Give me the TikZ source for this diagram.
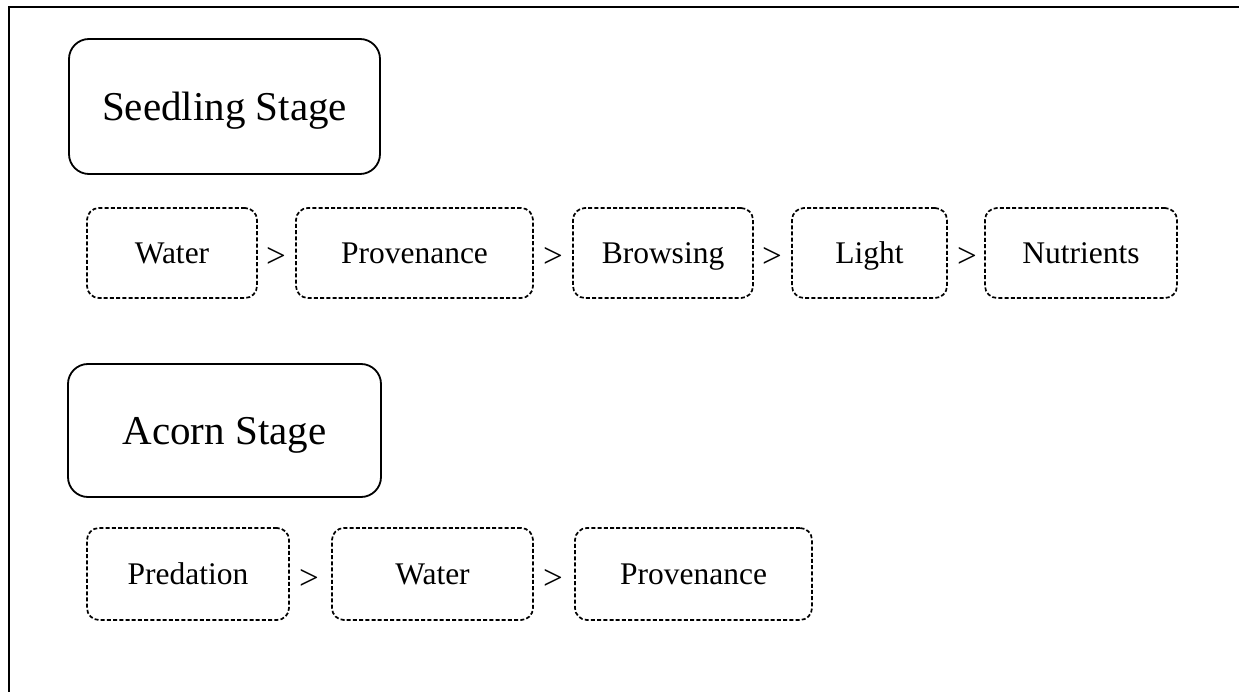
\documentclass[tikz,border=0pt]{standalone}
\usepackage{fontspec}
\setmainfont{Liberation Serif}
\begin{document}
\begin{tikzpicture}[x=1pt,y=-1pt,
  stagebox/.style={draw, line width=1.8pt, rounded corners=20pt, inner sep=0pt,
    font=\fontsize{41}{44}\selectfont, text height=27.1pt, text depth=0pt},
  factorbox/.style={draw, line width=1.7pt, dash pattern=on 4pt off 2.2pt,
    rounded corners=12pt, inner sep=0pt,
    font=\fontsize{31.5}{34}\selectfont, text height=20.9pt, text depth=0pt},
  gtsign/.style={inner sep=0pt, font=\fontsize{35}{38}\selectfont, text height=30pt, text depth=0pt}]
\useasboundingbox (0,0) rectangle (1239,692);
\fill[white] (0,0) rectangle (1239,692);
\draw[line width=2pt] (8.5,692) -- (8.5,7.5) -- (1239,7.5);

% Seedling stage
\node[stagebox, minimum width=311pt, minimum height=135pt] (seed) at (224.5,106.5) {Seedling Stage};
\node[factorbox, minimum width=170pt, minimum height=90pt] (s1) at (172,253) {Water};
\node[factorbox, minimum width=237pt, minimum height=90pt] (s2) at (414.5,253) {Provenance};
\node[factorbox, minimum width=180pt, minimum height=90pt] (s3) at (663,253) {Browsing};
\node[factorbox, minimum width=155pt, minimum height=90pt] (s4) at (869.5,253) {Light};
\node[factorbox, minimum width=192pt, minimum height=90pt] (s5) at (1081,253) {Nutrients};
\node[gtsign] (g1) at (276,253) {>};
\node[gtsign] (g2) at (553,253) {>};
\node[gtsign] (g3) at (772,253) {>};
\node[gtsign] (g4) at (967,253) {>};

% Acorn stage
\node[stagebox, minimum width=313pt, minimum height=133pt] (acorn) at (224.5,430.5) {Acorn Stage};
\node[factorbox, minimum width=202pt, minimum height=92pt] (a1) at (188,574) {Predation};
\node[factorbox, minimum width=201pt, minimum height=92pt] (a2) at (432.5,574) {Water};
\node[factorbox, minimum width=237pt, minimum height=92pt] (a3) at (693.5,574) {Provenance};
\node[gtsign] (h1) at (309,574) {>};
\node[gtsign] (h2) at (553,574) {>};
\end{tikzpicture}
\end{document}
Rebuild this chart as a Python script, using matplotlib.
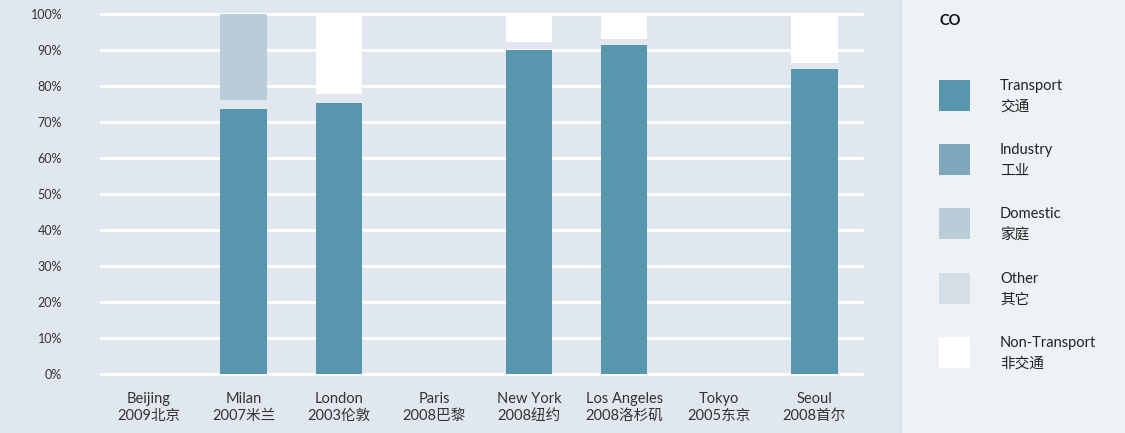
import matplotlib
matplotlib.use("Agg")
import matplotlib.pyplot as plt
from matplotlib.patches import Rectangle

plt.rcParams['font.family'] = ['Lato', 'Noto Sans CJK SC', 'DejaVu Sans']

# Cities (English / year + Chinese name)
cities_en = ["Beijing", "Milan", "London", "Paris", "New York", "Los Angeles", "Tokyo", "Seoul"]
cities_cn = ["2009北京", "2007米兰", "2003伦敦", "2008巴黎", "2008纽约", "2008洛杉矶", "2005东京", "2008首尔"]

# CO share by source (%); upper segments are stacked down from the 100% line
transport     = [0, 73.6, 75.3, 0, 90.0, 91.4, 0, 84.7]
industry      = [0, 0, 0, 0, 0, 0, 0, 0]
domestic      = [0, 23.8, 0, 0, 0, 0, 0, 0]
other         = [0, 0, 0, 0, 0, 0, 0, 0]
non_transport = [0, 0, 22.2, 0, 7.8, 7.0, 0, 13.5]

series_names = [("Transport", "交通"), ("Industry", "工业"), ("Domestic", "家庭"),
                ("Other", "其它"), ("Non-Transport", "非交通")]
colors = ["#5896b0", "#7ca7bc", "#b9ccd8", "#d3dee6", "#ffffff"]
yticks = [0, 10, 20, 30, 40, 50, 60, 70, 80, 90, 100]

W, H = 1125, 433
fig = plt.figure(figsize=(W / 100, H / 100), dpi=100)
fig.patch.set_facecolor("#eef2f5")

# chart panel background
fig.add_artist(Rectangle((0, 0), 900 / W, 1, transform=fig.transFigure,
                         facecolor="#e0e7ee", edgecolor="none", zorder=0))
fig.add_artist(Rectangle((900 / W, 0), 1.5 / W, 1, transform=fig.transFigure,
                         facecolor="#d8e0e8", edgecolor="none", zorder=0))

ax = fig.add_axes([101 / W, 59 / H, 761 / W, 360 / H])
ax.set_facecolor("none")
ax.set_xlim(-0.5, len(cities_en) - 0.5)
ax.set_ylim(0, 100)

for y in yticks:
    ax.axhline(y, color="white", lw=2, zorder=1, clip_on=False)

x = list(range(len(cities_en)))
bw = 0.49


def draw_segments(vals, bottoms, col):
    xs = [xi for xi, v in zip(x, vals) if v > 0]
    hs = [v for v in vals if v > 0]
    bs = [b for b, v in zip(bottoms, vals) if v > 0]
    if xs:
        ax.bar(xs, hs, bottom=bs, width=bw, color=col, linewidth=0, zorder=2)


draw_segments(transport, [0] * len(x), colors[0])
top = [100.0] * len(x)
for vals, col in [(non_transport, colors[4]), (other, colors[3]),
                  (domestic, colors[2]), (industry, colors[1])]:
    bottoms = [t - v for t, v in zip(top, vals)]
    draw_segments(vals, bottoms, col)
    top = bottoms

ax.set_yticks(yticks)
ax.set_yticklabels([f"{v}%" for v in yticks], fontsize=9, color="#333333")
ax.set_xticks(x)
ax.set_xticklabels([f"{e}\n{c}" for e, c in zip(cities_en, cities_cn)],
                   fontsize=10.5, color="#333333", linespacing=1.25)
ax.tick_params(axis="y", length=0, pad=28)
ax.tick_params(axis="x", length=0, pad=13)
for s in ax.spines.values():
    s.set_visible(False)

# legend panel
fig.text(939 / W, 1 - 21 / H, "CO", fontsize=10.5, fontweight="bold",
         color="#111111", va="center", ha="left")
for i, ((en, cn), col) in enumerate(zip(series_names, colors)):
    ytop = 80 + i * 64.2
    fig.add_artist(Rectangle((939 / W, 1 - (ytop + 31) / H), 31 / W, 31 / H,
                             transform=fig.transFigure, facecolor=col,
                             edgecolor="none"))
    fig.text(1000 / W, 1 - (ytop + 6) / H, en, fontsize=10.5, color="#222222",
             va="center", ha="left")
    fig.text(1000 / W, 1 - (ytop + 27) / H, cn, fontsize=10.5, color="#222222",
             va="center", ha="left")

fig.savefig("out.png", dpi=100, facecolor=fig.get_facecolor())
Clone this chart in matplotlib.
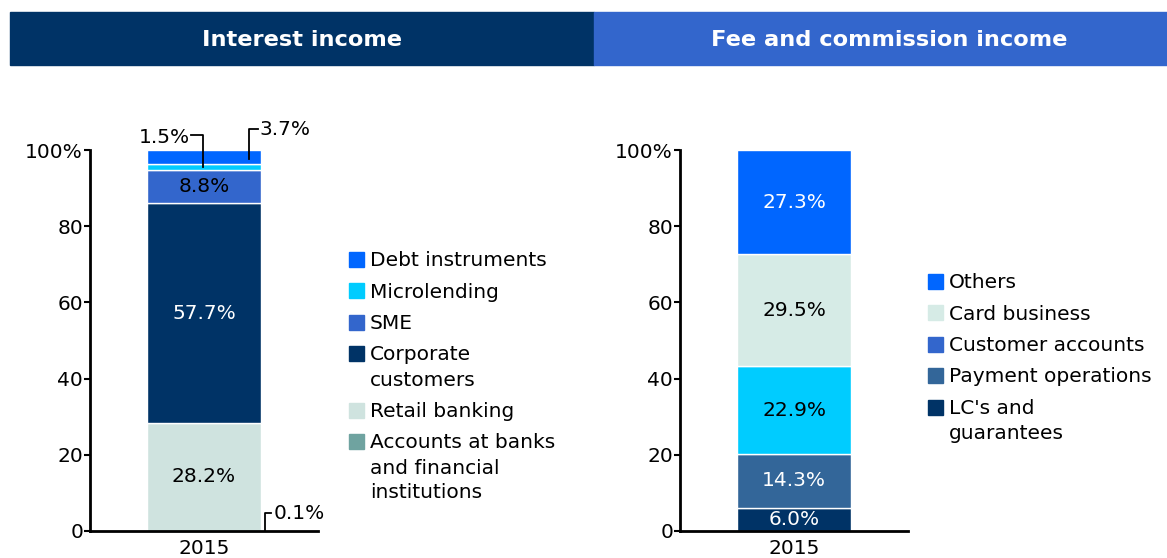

**What to work on:** Without the pictures, reproduce every line of the records above exactly.

**The completed task:**
Give me the TikZ source for this diagram.
\documentclass[tikz,border=0pt]{standalone}
\usepackage{fontspec}
\setmainfont{Liberation Serif}
\begin{document}
\begin{tikzpicture}[x=1pt,y=-1pt,
  stagebox/.style={draw, line width=1.8pt, rounded corners=20pt, inner sep=0pt,
    font=\fontsize{41}{44}\selectfont, text height=27.1pt, text depth=0pt},
  factorbox/.style={draw, line width=1.7pt, dash pattern=on 4pt off 2.2pt,
    rounded corners=12pt, inner sep=0pt,
    font=\fontsize{31.5}{34}\selectfont, text height=20.9pt, text depth=0pt},
  gtsign/.style={inner sep=0pt, font=\fontsize{35}{38}\selectfont, text height=30pt, text depth=0pt}]
\useasboundingbox (0,0) rectangle (1239,692);
\fill[white] (0,0) rectangle (1239,692);
\draw[line width=2pt] (8.5,692) -- (8.5,7.5) -- (1239,7.5);

% Seedling stage
\node[stagebox, minimum width=311pt, minimum height=135pt] (seed) at (224.5,106.5) {Seedling Stage};
\node[factorbox, minimum width=170pt, minimum height=90pt] (s1) at (172,253) {Water};
\node[factorbox, minimum width=237pt, minimum height=90pt] (s2) at (414.5,253) {Provenance};
\node[factorbox, minimum width=180pt, minimum height=90pt] (s3) at (663,253) {Browsing};
\node[factorbox, minimum width=155pt, minimum height=90pt] (s4) at (869.5,253) {Light};
\node[factorbox, minimum width=192pt, minimum height=90pt] (s5) at (1081,253) {Nutrients};
\node[gtsign] (g1) at (276,253) {>};
\node[gtsign] (g2) at (553,253) {>};
\node[gtsign] (g3) at (772,253) {>};
\node[gtsign] (g4) at (967,253) {>};

% Acorn stage
\node[stagebox, minimum width=313pt, minimum height=133pt] (acorn) at (224.5,430.5) {Acorn Stage};
\node[factorbox, minimum width=202pt, minimum height=92pt] (a1) at (188,574) {Predation};
\node[factorbox, minimum width=201pt, minimum height=92pt] (a2) at (432.5,574) {Water};
\node[factorbox, minimum width=237pt, minimum height=92pt] (a3) at (693.5,574) {Provenance};
\node[gtsign] (h1) at (309,574) {>};
\node[gtsign] (h2) at (553,574) {>};
\end{tikzpicture}
\end{document}
Rebuild this chart as a Python script, using matplotlib.
import matplotlib
matplotlib.use("Agg")
import matplotlib.pyplot as plt
from matplotlib.patches import Rectangle

plt.rcParams['font.family'] = ['Lato', 'Noto Sans CJK SC', 'DejaVu Sans']

# Cities (English / year + Chinese name)
cities_en = ["Beijing", "Milan", "London", "Paris", "New York", "Los Angeles", "Tokyo", "Seoul"]
cities_cn = ["2009北京", "2007米兰", "2003伦敦", "2008巴黎", "2008纽约", "2008洛杉矶", "2005东京", "2008首尔"]

# CO share by source (%); upper segments are stacked down from the 100% line
transport     = [0, 73.6, 75.3, 0, 90.0, 91.4, 0, 84.7]
industry      = [0, 0, 0, 0, 0, 0, 0, 0]
domestic      = [0, 23.8, 0, 0, 0, 0, 0, 0]
other         = [0, 0, 0, 0, 0, 0, 0, 0]
non_transport = [0, 0, 22.2, 0, 7.8, 7.0, 0, 13.5]

series_names = [("Transport", "交通"), ("Industry", "工业"), ("Domestic", "家庭"),
                ("Other", "其它"), ("Non-Transport", "非交通")]
colors = ["#5896b0", "#7ca7bc", "#b9ccd8", "#d3dee6", "#ffffff"]
yticks = [0, 10, 20, 30, 40, 50, 60, 70, 80, 90, 100]

W, H = 1125, 433
fig = plt.figure(figsize=(W / 100, H / 100), dpi=100)
fig.patch.set_facecolor("#eef2f5")

# chart panel background
fig.add_artist(Rectangle((0, 0), 900 / W, 1, transform=fig.transFigure,
                         facecolor="#e0e7ee", edgecolor="none", zorder=0))
fig.add_artist(Rectangle((900 / W, 0), 1.5 / W, 1, transform=fig.transFigure,
                         facecolor="#d8e0e8", edgecolor="none", zorder=0))

ax = fig.add_axes([101 / W, 59 / H, 761 / W, 360 / H])
ax.set_facecolor("none")
ax.set_xlim(-0.5, len(cities_en) - 0.5)
ax.set_ylim(0, 100)

for y in yticks:
    ax.axhline(y, color="white", lw=2, zorder=1, clip_on=False)

x = list(range(len(cities_en)))
bw = 0.49


def draw_segments(vals, bottoms, col):
    xs = [xi for xi, v in zip(x, vals) if v > 0]
    hs = [v for v in vals if v > 0]
    bs = [b for b, v in zip(bottoms, vals) if v > 0]
    if xs:
        ax.bar(xs, hs, bottom=bs, width=bw, color=col, linewidth=0, zorder=2)


draw_segments(transport, [0] * len(x), colors[0])
top = [100.0] * len(x)
for vals, col in [(non_transport, colors[4]), (other, colors[3]),
                  (domestic, colors[2]), (industry, colors[1])]:
    bottoms = [t - v for t, v in zip(top, vals)]
    draw_segments(vals, bottoms, col)
    top = bottoms

ax.set_yticks(yticks)
ax.set_yticklabels([f"{v}%" for v in yticks], fontsize=9, color="#333333")
ax.set_xticks(x)
ax.set_xticklabels([f"{e}\n{c}" for e, c in zip(cities_en, cities_cn)],
                   fontsize=10.5, color="#333333", linespacing=1.25)
ax.tick_params(axis="y", length=0, pad=28)
ax.tick_params(axis="x", length=0, pad=13)
for s in ax.spines.values():
    s.set_visible(False)

# legend panel
fig.text(939 / W, 1 - 21 / H, "CO", fontsize=10.5, fontweight="bold",
         color="#111111", va="center", ha="left")
for i, ((en, cn), col) in enumerate(zip(series_names, colors)):
    ytop = 80 + i * 64.2
    fig.add_artist(Rectangle((939 / W, 1 - (ytop + 31) / H), 31 / W, 31 / H,
                             transform=fig.transFigure, facecolor=col,
                             edgecolor="none"))
    fig.text(1000 / W, 1 - (ytop + 6) / H, en, fontsize=10.5, color="#222222",
             va="center", ha="left")
    fig.text(1000 / W, 1 - (ytop + 27) / H, cn, fontsize=10.5, color="#222222",
             va="center", ha="left")

fig.savefig("out.png", dpi=100, facecolor=fig.get_facecolor())
Clone this chart in matplotlib.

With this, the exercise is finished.